■ **Requirement**: Retype every line from the start of the data down to and including the line with "const ka3 = [0.4, 0.6, 6];". Skip the pictures.

■ **Data block**:
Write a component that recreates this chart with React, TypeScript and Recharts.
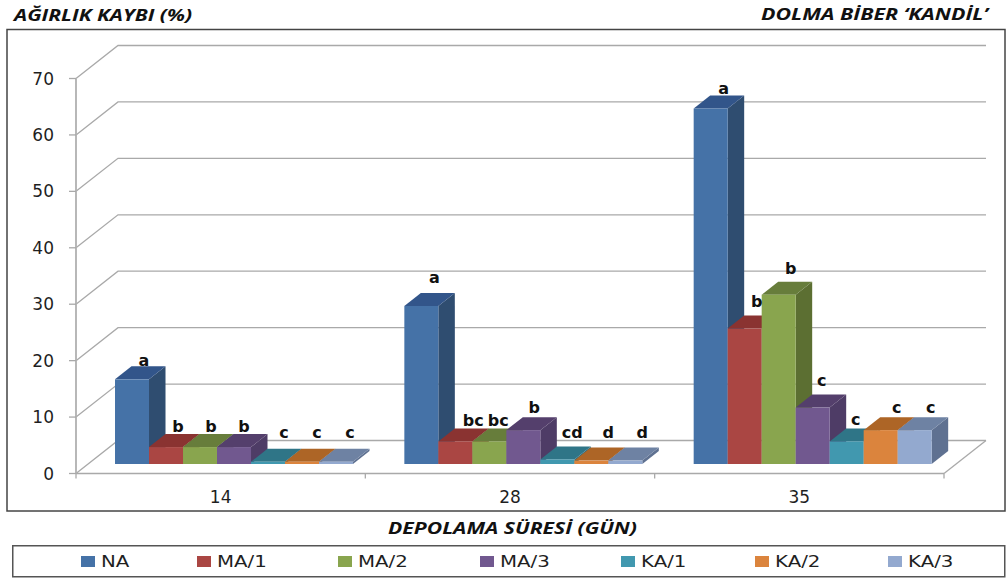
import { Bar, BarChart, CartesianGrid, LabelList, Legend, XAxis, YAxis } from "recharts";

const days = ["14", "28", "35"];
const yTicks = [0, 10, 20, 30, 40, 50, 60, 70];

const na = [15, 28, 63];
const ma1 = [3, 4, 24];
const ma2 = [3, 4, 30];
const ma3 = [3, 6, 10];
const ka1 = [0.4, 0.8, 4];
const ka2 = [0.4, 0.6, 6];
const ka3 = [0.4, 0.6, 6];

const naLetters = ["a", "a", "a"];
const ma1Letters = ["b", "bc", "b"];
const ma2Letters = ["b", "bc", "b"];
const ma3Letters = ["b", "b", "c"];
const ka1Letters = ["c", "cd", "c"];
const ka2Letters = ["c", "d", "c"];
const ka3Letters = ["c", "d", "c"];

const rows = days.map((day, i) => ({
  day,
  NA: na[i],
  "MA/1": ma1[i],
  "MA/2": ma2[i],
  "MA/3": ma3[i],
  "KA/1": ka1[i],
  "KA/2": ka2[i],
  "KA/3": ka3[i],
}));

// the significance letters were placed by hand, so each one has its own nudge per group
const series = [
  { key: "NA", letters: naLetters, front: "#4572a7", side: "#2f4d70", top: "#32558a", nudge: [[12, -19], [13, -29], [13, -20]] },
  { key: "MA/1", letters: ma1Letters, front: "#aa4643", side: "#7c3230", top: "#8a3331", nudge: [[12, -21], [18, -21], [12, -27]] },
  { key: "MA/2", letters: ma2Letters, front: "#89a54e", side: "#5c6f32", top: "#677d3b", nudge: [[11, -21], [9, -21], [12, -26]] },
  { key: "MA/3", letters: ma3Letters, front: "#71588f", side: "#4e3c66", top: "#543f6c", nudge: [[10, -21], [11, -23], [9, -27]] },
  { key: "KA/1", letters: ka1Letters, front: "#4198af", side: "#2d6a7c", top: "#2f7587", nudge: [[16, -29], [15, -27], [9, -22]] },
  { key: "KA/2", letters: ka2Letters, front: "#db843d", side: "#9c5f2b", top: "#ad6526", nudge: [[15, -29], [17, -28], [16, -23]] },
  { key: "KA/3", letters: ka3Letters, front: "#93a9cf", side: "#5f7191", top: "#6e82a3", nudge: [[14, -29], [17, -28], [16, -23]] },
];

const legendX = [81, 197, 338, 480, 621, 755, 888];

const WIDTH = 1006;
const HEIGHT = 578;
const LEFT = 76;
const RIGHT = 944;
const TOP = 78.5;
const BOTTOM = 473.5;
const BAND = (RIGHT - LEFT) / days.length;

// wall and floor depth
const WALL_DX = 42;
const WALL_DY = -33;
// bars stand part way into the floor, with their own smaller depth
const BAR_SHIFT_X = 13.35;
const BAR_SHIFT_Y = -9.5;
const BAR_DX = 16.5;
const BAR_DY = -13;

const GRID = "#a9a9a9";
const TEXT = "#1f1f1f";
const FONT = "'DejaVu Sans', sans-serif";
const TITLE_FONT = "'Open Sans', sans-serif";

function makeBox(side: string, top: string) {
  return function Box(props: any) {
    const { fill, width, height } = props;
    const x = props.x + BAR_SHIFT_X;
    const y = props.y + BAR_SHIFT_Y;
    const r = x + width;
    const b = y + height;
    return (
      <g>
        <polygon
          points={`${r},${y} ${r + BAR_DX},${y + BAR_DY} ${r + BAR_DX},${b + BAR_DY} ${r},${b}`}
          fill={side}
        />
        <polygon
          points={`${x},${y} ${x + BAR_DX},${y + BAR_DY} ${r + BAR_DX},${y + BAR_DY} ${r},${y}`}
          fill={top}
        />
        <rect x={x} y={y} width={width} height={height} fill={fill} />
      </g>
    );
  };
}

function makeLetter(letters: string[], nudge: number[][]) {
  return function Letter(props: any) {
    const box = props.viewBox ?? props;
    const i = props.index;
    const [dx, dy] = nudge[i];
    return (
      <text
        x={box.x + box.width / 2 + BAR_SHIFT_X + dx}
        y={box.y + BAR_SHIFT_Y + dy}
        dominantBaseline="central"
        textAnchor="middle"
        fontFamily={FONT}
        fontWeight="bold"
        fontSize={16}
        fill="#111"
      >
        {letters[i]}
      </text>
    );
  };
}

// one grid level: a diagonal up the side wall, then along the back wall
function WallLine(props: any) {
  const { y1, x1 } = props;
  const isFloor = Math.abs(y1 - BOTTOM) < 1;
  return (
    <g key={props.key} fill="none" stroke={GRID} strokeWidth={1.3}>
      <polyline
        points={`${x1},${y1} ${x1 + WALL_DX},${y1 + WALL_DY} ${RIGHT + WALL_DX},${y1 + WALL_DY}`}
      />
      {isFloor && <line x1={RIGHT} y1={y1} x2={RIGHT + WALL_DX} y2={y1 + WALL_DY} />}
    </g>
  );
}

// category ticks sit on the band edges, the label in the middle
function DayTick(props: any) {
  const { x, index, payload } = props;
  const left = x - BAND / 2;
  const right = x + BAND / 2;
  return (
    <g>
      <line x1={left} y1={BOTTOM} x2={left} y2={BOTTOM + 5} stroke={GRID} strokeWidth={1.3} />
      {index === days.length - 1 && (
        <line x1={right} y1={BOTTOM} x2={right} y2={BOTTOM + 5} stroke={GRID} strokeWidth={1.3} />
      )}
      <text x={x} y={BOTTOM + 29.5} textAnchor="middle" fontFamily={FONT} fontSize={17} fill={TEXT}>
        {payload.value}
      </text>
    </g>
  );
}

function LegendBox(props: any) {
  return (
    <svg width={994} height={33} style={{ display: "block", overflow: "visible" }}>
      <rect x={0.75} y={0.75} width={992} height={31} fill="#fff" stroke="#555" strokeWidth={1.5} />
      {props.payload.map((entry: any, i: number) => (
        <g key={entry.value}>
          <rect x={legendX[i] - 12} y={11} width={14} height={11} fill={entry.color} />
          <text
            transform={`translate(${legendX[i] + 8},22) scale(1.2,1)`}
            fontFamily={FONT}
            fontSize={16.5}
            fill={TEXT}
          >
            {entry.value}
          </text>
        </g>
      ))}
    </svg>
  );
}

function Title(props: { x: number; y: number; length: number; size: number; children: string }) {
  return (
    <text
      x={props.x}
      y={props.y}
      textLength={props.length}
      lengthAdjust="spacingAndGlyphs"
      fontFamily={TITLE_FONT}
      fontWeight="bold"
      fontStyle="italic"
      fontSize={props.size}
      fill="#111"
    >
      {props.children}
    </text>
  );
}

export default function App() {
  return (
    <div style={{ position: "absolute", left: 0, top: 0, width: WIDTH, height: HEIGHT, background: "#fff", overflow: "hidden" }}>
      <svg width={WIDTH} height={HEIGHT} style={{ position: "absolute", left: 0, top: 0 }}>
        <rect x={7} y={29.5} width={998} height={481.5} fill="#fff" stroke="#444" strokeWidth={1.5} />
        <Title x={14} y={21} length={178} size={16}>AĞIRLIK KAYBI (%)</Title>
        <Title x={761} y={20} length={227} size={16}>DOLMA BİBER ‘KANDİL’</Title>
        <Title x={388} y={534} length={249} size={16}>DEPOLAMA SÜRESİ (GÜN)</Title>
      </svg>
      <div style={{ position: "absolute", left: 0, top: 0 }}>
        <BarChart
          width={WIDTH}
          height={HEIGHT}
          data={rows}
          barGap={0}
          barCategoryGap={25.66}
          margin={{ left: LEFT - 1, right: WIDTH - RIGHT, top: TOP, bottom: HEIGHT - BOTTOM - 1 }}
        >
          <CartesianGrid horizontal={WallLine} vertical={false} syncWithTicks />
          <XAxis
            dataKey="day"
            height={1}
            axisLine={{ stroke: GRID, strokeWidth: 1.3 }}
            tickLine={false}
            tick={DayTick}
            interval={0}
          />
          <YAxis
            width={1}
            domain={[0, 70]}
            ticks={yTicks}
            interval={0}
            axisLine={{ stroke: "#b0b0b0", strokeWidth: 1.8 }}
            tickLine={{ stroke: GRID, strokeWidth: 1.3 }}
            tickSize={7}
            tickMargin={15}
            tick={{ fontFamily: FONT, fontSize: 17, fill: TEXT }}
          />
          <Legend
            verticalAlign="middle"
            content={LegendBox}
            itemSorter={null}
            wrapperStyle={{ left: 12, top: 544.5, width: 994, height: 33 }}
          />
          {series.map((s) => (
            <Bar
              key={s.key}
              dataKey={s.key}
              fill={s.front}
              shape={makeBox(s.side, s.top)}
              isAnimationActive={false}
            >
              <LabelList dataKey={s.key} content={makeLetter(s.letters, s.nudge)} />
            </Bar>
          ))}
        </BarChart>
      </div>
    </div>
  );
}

■ **Solution to this problem**:
Write a component that recreates this chart with React, TypeScript and Recharts.
import { Bar, BarChart, CartesianGrid, LabelList, Legend, XAxis, YAxis } from "recharts";

const days = ["14", "28", "35"];
const yTicks = [0, 10, 20, 30, 40, 50, 60, 70];

const na = [15, 28, 63];
const ma1 = [3, 4, 24];
const ma2 = [3, 4, 30];
const ma3 = [3, 6, 10];
const ka1 = [0.4, 0.8, 4];
const ka2 = [0.4, 0.6, 6];
const ka3 = [0.4, 0.6, 6];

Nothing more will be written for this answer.